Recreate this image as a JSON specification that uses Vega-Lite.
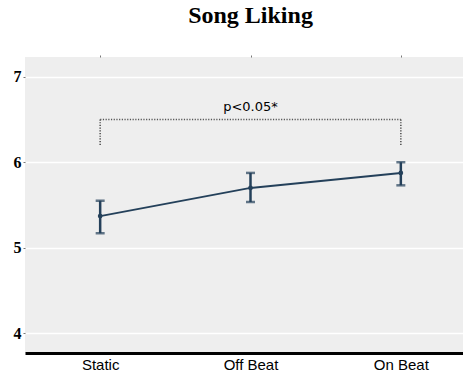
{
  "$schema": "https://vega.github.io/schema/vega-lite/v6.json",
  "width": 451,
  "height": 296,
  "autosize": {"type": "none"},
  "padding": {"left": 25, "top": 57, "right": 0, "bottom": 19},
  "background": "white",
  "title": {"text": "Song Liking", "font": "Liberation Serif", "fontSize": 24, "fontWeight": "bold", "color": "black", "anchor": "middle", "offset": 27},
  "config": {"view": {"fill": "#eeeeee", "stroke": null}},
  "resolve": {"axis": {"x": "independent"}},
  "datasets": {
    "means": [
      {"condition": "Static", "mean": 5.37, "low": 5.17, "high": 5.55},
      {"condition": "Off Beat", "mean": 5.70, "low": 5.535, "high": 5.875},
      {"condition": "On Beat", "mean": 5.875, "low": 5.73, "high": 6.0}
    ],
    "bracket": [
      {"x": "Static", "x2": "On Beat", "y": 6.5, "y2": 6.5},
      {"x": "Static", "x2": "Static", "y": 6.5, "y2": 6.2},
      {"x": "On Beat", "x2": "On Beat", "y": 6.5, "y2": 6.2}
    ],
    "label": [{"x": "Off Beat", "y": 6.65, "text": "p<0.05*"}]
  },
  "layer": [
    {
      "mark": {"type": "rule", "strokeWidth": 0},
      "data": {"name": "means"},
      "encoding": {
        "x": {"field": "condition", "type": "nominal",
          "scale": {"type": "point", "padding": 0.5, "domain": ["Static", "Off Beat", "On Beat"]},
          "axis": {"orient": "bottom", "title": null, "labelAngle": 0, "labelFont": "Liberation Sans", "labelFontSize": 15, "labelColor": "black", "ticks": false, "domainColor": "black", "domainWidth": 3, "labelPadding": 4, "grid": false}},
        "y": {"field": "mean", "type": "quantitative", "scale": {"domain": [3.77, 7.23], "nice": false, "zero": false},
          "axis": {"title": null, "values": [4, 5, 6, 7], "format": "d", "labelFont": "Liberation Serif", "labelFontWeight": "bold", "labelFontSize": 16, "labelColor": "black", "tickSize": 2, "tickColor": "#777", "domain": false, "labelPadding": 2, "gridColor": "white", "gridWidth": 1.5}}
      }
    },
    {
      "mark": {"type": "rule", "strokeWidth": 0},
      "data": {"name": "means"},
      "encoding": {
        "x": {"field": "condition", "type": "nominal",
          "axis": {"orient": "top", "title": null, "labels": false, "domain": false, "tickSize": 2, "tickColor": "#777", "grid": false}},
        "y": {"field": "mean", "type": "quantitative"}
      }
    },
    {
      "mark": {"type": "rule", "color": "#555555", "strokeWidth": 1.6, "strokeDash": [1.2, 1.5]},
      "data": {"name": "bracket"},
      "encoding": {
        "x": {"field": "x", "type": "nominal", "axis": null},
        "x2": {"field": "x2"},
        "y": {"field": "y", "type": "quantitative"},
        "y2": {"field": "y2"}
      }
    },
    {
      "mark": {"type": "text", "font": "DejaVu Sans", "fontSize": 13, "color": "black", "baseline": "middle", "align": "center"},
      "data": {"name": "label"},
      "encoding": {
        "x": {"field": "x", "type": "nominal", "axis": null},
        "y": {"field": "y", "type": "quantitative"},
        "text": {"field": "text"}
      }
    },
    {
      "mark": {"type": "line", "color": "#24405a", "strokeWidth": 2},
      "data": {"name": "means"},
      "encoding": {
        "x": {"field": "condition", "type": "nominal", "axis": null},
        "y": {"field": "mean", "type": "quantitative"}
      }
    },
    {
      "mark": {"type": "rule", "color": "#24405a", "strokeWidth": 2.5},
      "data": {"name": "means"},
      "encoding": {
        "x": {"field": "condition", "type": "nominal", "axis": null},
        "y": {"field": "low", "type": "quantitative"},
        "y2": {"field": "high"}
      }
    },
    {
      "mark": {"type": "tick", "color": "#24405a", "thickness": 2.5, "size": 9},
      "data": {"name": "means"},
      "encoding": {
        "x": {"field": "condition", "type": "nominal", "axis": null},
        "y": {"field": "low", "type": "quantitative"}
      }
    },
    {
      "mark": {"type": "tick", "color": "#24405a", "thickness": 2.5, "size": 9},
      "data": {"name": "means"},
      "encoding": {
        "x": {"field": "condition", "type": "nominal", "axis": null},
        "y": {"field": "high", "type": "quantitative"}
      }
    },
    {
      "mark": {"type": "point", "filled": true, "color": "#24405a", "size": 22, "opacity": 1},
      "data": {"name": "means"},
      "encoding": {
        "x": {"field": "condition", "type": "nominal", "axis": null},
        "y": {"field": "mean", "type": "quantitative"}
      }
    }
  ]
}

> [EXERCISE DIRECTIONS]:
Each line of the material must be retyped exactly, except that images are omitted.

> [ANSWER IN FULL]:
Recreate this image as a JSON specification that uses Vega-Lite.
{
  "$schema": "https://vega.github.io/schema/vega-lite/v6.json",
  "width": 451,
  "height": 296,
  "autosize": {"type": "none"},
  "padding": {"left": 25, "top": 57, "right": 0, "bottom": 19},
  "background": "white",
  "title": {"text": "Song Liking", "font": "Liberation Serif", "fontSize": 24, "fontWeight": "bold", "color": "black", "anchor": "middle", "offset": 27},
  "config": {"view": {"fill": "#eeeeee", "stroke": null}},
  "resolve": {"axis": {"x": "independent"}},
  "datasets": {
    "means": [
      {"condition": "Static", "mean": 5.37, "low": 5.17, "high": 5.55},
      {"condition": "Off Beat", "mean": 5.70, "low": 5.535, "high": 5.875},
      {"condition": "On Beat", "mean": 5.875, "low": 5.73, "high": 6.0}
    ],
    "bracket": [
      {"x": "Static", "x2": "On Beat", "y": 6.5, "y2": 6.5},
      {"x": "Static", "x2": "Static", "y": 6.5, "y2": 6.2},
      {"x": "On Beat", "x2": "On Beat", "y": 6.5, "y2": 6.2}
    ],
    "label": [{"x": "Off Beat", "y": 6.65, "text": "p<0.05*"}]
  },
  "layer": [
    {
      "mark": {"type": "rule", "strokeWidth": 0},
      "data": {"name": "means"},
      "encoding": {
        "x": {"field": "condition", "type": "nominal",
          "scale": {"type": "point", "padding": 0.5, "domain": ["Static", "Off Beat", "On Beat"]},
          "axis": {"orient": "bottom", "title": null, "labelAngle": 0, "labelFont": "Liberation Sans", "labelFontSize": 15, "labelColor": "black", "ticks": false, "domainColor": "black", "domainWidth": 3, "labelPadding": 4, "grid": false}},
        "y": {"field": "mean", "type": "quantitative", "scale": {"domain": [3.77, 7.23], "nice": false, "zero": false},
          "axis": {"title": null, "values": [4, 5, 6, 7], "format": "d", "labelFont": "Liberation Serif", "labelFontWeight": "bold", "labelFontSize": 16, "labelColor": "black", "tickSize": 2, "tickColor": "#777", "domain": false, "labelPadding": 2, "gridColor": "white", "gridWidth": 1.5}}
      }
    },
    {
      "mark": {"type": "rule", "strokeWidth": 0},
      "data": {"name": "means"},
      "encoding": {
        "x": {"field": "condition", "type": "nominal",
          "axis": {"orient": "top", "title": null, "labels": false, "domain": false, "tickSize": 2, "tickColor": "#777", "grid": false}},
        "y": {"field": "mean", "type": "quantitative"}
      }
    },
    {
      "mark": {"type": "rule", "color": "#555555", "strokeWidth": 1.6, "strokeDash": [1.2, 1.5]},
      "data": {"name": "bracket"},
      "encoding": {
        "x": {"field": "x", "type": "nominal", "axis": null},
        "x2": {"field": "x2"},
        "y": {"field": "y", "type": "quantitative"},
        "y2": {"field": "y2"}
      }
    },
    {
      "mark": {"type": "text", "font": "DejaVu Sans", "fontSize": 13, "color": "black", "baseline": "middle", "align": "center"},
      "data": {"name": "label"},
      "encoding": {
        "x": {"field": "x", "type": "nominal", "axis": null},
        "y": {"field": "y", "type": "quantitative"},
        "text": {"field": "text"}
      }
    },
    {
      "mark": {"type": "line", "color": "#24405a", "strokeWidth": 2},
      "data": {"name": "means"},
      "encoding": {
        "x": {"field": "condition", "type": "nominal", "axis": null},
        "y": {"field": "mean", "type": "quantitative"}
      }
    },
    {
      "mark": {"type": "rule", "color": "#24405a", "strokeWidth": 2.5},
      "data": {"name": "means"},
      "encoding": {
        "x": {"field": "condition", "type": "nominal", "axis": null},
        "y": {"field": "low", "type": "quantitative"},
        "y2": {"field": "high"}
      }
    },
    {
      "mark": {"type": "tick", "color": "#24405a", "thickness": 2.5, "size": 9},
      "data": {"name": "means"},
      "encoding": {
        "x": {"field": "condition", "type": "nominal", "axis": null},
        "y": {"field": "low", "type": "quantitative"}
      }
    },
    {
      "mark": {"type": "tick", "color": "#24405a", "thickness": 2.5, "size": 9},
      "data": {"name": "means"},
      "encoding": {
        "x": {"field": "condition", "type": "nominal", "axis": null},
        "y": {"field": "high", "type": "quantitative"}
      }
    },
    {
      "mark": {"type": "point", "filled": true, "color": "#24405a", "size": 22, "opacity": 1},
      "data": {"name": "means"},
      "encoding": {
        "x": {"field": "condition", "type": "nominal", "axis": null},
        "y": {"field": "mean", "type": "quantitative"}
      }
    }
  ]
}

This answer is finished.